Sus padres: Su padre, Álvaro Díaz, murió en 1982. Su madre, Dora Brítez, vive junto a su familia uruguaya en la ciudad de Campo Grande. Roberto la visita tres o cuatro veces por año, y no cree que ella necesite más que eso (ya que en la ciudad viven sus cinco hermanos menores, ocho de sus doce sobrinos, cuatro primos y algunos nietos).
Sus amigos: no van más allá del contexto registral. Podemos recordar a Jorge Carrascosa —dueño de una concesionaria de autos en Iguazú—, Anselmo Ciccione —un gestor de dudosa reputación—, Esteban Garcilazo y Guillermo Ávalos —dos Encargados de Registro con quienes trabó amistad en las reuniones de A.A.E.R.P.A—.
La inspección de Ricardo Fuentes: Más allá de los tropiezos que Fuentes tuviera en su visita del año 1997 («se me volaron algunas chapas», reconoció el Inspector) Roberto encontró reflejado parte de su pasado en la historia de Ricardo (un funcionario de la Dirección Nacional que —por abusar de las drogas y el alcohol— alcanzó un grado menor de esquizofrenia). Y es que en el año 1971 Roberto concurrió a un festival de música joven («Cataratas ´71») donde probó la marihuana. No le desagradó en absoluto. Y siguió luego con la cocaína, barbitúricos y ácido lisérgico hasta sus 22 años. Logró recuperarse con la ayuda de un tío suyo (Ifraín Gálvez) que también había sido adicto y le presentó un médico de confianza. Así fue como Roberto abandonó las drogas, pero comenzó a entusiasmarse con la idea de administrar un prostíbulo, como el que hoy regentea con Coco.

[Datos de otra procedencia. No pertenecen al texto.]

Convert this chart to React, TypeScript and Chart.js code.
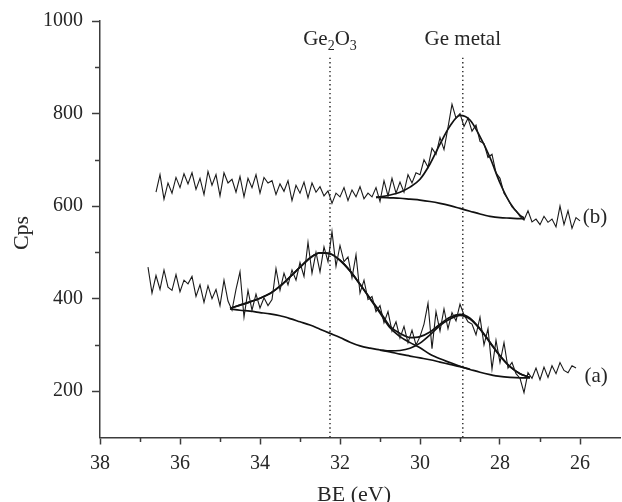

Su prostíbulo «Rimel»: Es el lugar donde Roberto encuentra su verdadera paz. Roberto siente una inexplicable sensación de plenitud cuando —al finalizar el día de trabajo— se sienta a beber whisky en la paz de su «hogar», como le gusta llamar al prostíbulo. En ese momento, Roberto olvida los invonvenientes del Sistema Infoauto, los usuarios agresivos, la cuota de alimentos que le reclama Mabel, las ausencias de Viviana y la incomprensión de sus hijas. Siente entonces que su único deseo es pasar el resto de sus horas sentado en la reposera que ocupa, saludando con real afecto a las trabajadoras del lugar, viendo cómo cambian sus cuerpos, cómo aprenden a seducir con los ojos, cómo mejoran su trato y cómo le sonríen con picardía.
Aquí es donde Roberto se reconcilia con sus recuerdos, con sus empleados de Registro, con sus dos hijas, con su concubina Viviana y hasta con su ex-mujer Mabel. Siente que nada (ya nada menos) que ese momento dorado es necesario para disfrutar la vida.
No está borracho, ni tampoco totalmente sobrio. Se siente —eso sí— plenamente feliz.